╭─ DATASET SECTION

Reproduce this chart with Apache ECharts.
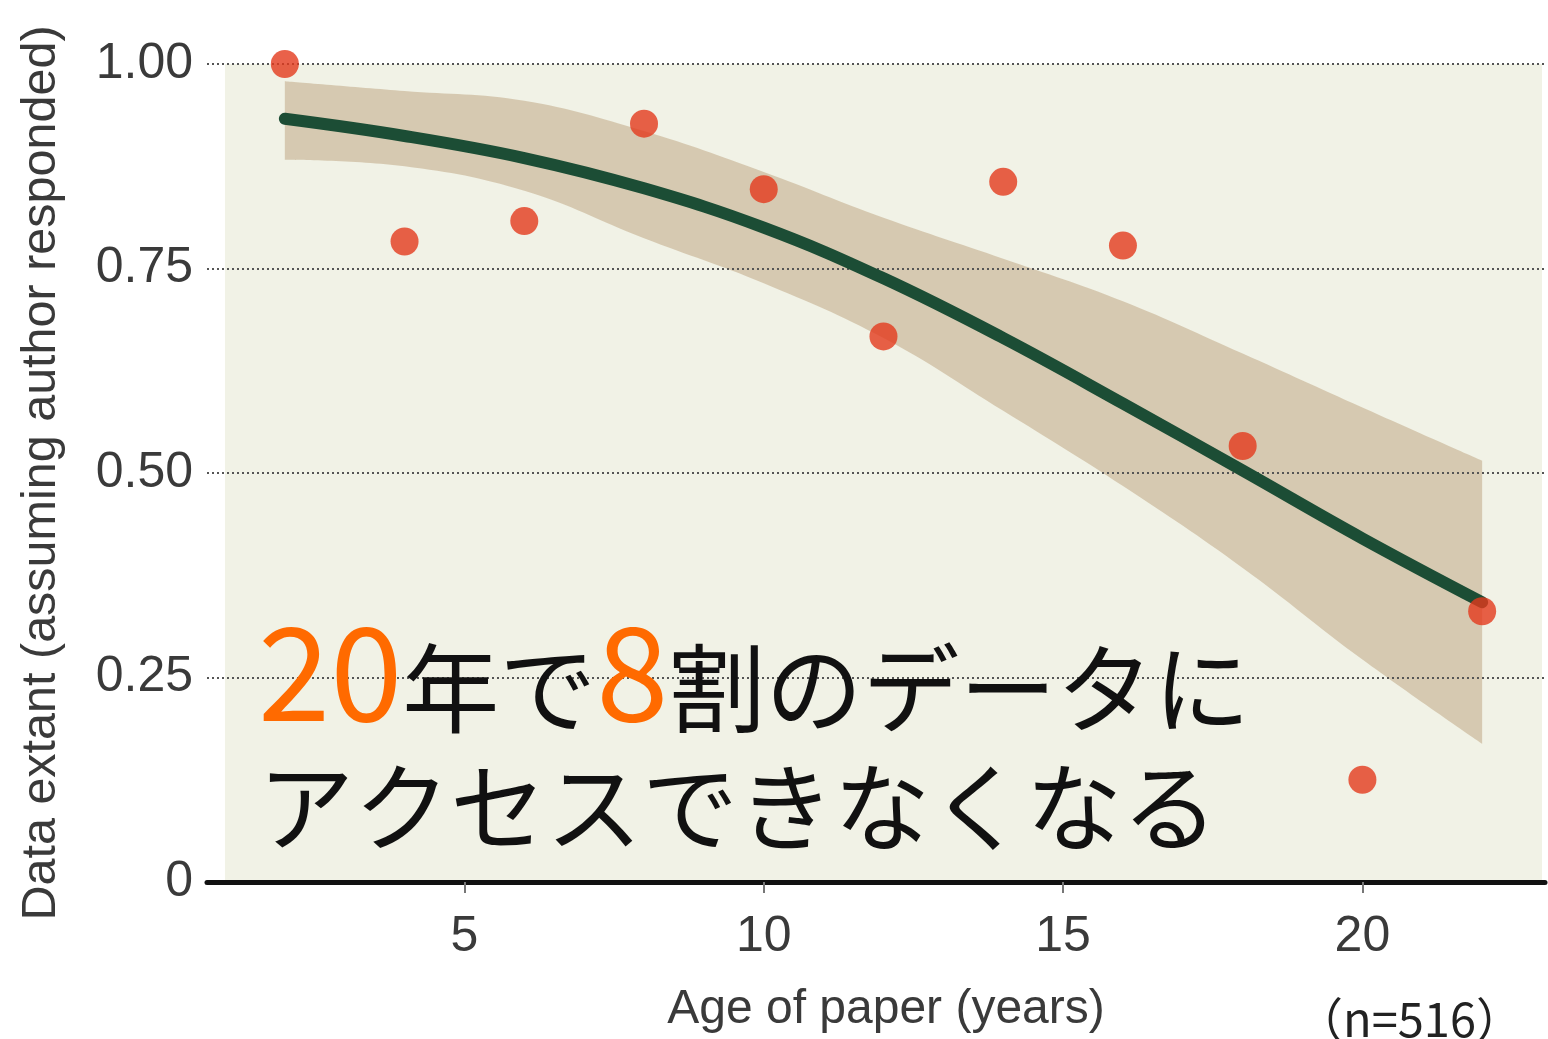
<!DOCTYPE html>
<html>
<head>
<meta charset="utf-8">
<style>
  html, body { margin: 0; padding: 0; background: #ffffff; }
  #chart { width: 1548px; height: 1039px; }
</style>
<script src="https://cdn.jsdelivr.net/npm/echarts@6/dist/echarts.min.js"></script>
</head>
<body>
<div id="chart"></div>
<script>
// Share of papers whose data is still available, by age of paper
const ages = [2, 4, 6, 8, 10, 12, 14, 16, 18, 20, 22];
const extant = [1.00, 0.783, 0.808, 0.927, 0.847, 0.667, 0.856, 0.778, 0.533, 0.125, 0.331];

// Fitted trend and its confidence band
const fitAges = [2, 4, 6, 8, 10, 12, 14, 16, 18, 20, 22];
const fitMid  = [0.933, 0.912, 0.885, 0.848, 0.800, 0.738, 0.665, 0.585, 0.503, 0.420, 0.342];
const fitLow  = [0.883, 0.875, 0.845, 0.787, 0.732, 0.665, 0.576, 0.484, 0.384, 0.272, 0.169];
const fitHigh = [0.979, 0.967, 0.955, 0.918, 0.868, 0.812, 0.762, 0.710, 0.646, 0.580, 0.515];

// Axis ticks
const xTicks = [5, 10, 15, 20];
const yTicks = [0, 0.25, 0.5, 0.75, 1];
const yTickLabels = ['0', '0.25', '0.50', '0.75', '1.00'];

// Shaded plot panel (data coordinates)
const panelX = [1, 23];
const panelY = [0, 1];

const axisFont = 'Liberation Sans, Arial, sans-serif';
const jpFont = '"Noto Sans CJK JP", sans-serif';

const chart = echarts.init(document.getElementById('chart'), null, { renderer: 'canvas' });

// band rows are [value, age] so the value column is the one that gets stacked
const bandLowRows = fitAges.map((a, i) => [fitLow[i], a]);
const bandWidthRows = fitAges.map((a, i) => [fitHigh[i] - fitLow[i], a]);

const option = {
  backgroundColor: '#ffffff',
  animation: false,
  grid: { left: 207, right: 3, top: 64, bottom: 148, containLabel: false },
  xAxis: {
    type: 'value',
    min: 0.7,
    max: 23.05,
    z: 5,
    name: 'Age of paper (years)',
    nameLocation: 'middle',
    nameGap: 104,
    nameTextStyle: { fontFamily: axisFont, fontSize: 48, color: '#3a3a3a', padding: [0, 0, 0, 20] },
    axisLine: { show: true, lineStyle: { color: '#111111', width: 5 } },
    axisTick: { show: true, customValues: xTicks, length: 11, lineStyle: { color: '#777777', width: 2 } },
    axisLabel: {
      customValues: xTicks,
      margin: 30,
      fontFamily: axisFont,
      fontSize: 50,
      color: '#3a3a3a'
    },
    splitLine: { show: false }
  },
  yAxis: {
    type: 'value',
    min: 0,
    max: 1,
    interval: 0.25,
    z: 2.5,
    name: 'Data extant (assuming author responded)',
    nameLocation: 'middle',
    nameGap: 141,
    nameTextStyle: { fontFamily: axisFont, fontSize: 48.5, color: '#3a3a3a' },
    axisLine: { show: false },
    axisTick: { show: false },
    axisLabel: {
      margin: 14,
      fontFamily: axisFont,
      fontSize: 50,
      color: '#3a3a3a',
      formatter: function (v) {
        const i = yTicks.findIndex(t => Math.abs(t - v) < 1e-9);
        return i >= 0 ? yTickLabels[i] : '';
      }
    },
    splitLine: { show: true, lineStyle: { color: '#555555', width: 2, type: [2, 3] } }
  },
  series: [
    {
      // plot panel shading
      type: 'line',
      z: 1,
      data: [],
      silent: true,
      markArea: {
        silent: true,
        itemStyle: { color: '#f1f2e6' },
        data: [[{ xAxis: panelX[0], yAxis: panelY[0] }, { xAxis: panelX[1], yAxis: panelY[1] }]]
      }
    },
    {
      // lower edge of the band (invisible)
      type: 'line',
      z: 2,
      stack: 'band',
      smooth: 0.4,
      symbol: 'none',
      encode: { x: 1, y: 0 },
      lineStyle: { width: 0, opacity: 0 },
      data: bandLowRows
    },
    {
      // band thickness stacked on the lower edge
      type: 'line',
      z: 2,
      stack: 'band',
      smooth: 0.4,
      symbol: 'none',
      encode: { x: 1, y: 0 },
      lineStyle: { width: 0, opacity: 0 },
      areaStyle: { color: 'rgba(210,194,168,0.86)', opacity: 1 },
      data: bandWidthRows
    },
    {
      type: 'line',
      z: 3,
      smooth: 0.4,
      symbol: 'none',
      lineStyle: { color: '#1c4d35', width: 12, cap: 'round', join: 'round' },
      data: fitAges.map((a, i) => [a, fitMid[i]])
    },
    {
      type: 'scatter',
      z: 4,
      symbol: 'circle',
      symbolSize: 28,
      itemStyle: { color: '#e3391d' },
      data: ages.map((a, i) => [a, extant[i]])
    }
  ],
  graphic: [
    {
      type: 'text',
      z: 100,
      x: 258,
      y: 737,
      style: {
        text: '{o|20}{k|年で}{o|8}{k|割のデータに}',
        verticalAlign: 'bottom',
        rich: {
          o: { fontFamily: jpFont, fontSize: 130, fill: '#ff6a00', verticalAlign: 'bottom' },
          k: { fontFamily: jpFont, fontSize: 97, fill: '#111111', verticalAlign: 'bottom' }
        }
      }
    },
    {
      type: 'text',
      z: 100,
      x: 258,
      y: 855,
      style: {
        text: 'アクセスできなくなる',
        fontFamily: jpFont,
        fontSize: 96,
        fill: '#111111',
        verticalAlign: 'bottom'
      }
    },
    {
      type: 'text',
      z: 100,
      x: 1296,
      y: 1043,
      style: {
        text: '（n=516）',
        fontFamily: jpFont,
        fontSize: 47,
        fill: '#222222',
        verticalAlign: 'bottom'
      }
    }
  ]
};

chart.setOption(option);
</script>
</body>
</html>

╰─

THE REQUEST: Return nothing but the lines running from the start of the data to the line with "const bandWidthRows = fitAges.map((a, i)", please, both ends included and no pictures.

TASK ANSWER:
Reproduce this chart with Apache ECharts.
<!DOCTYPE html>
<html>
<head>
<meta charset="utf-8">
<style>
  html, body { margin: 0; padding: 0; background: #ffffff; }
  #chart { width: 1548px; height: 1039px; }
</style>
<script src="https://cdn.jsdelivr.net/npm/echarts@6/dist/echarts.min.js"></script>
</head>
<body>
<div id="chart"></div>
<script>
// Share of papers whose data is still available, by age of paper
const ages = [2, 4, 6, 8, 10, 12, 14, 16, 18, 20, 22];
const extant = [1.00, 0.783, 0.808, 0.927, 0.847, 0.667, 0.856, 0.778, 0.533, 0.125, 0.331];

// Fitted trend and its confidence band
const fitAges = [2, 4, 6, 8, 10, 12, 14, 16, 18, 20, 22];
const fitMid  = [0.933, 0.912, 0.885, 0.848, 0.800, 0.738, 0.665, 0.585, 0.503, 0.420, 0.342];
const fitLow  = [0.883, 0.875, 0.845, 0.787, 0.732, 0.665, 0.576, 0.484, 0.384, 0.272, 0.169];
const fitHigh = [0.979, 0.967, 0.955, 0.918, 0.868, 0.812, 0.762, 0.710, 0.646, 0.580, 0.515];

// Axis ticks
const xTicks = [5, 10, 15, 20];
const yTicks = [0, 0.25, 0.5, 0.75, 1];
const yTickLabels = ['0', '0.25', '0.50', '0.75', '1.00'];

// Shaded plot panel (data coordinates)
const panelX = [1, 23];
const panelY = [0, 1];

const axisFont = 'Liberation Sans, Arial, sans-serif';
const jpFont = '"Noto Sans CJK JP", sans-serif';

const chart = echarts.init(document.getElementById('chart'), null, { renderer: 'canvas' });

// band rows are [value, age] so the value column is the one that gets stacked
const bandLowRows = fitAges.map((a, i) => [fitLow[i], a]);
const bandWidthRows = fitAges.map((a, i) => [fitHigh[i] - fitLow[i], a]);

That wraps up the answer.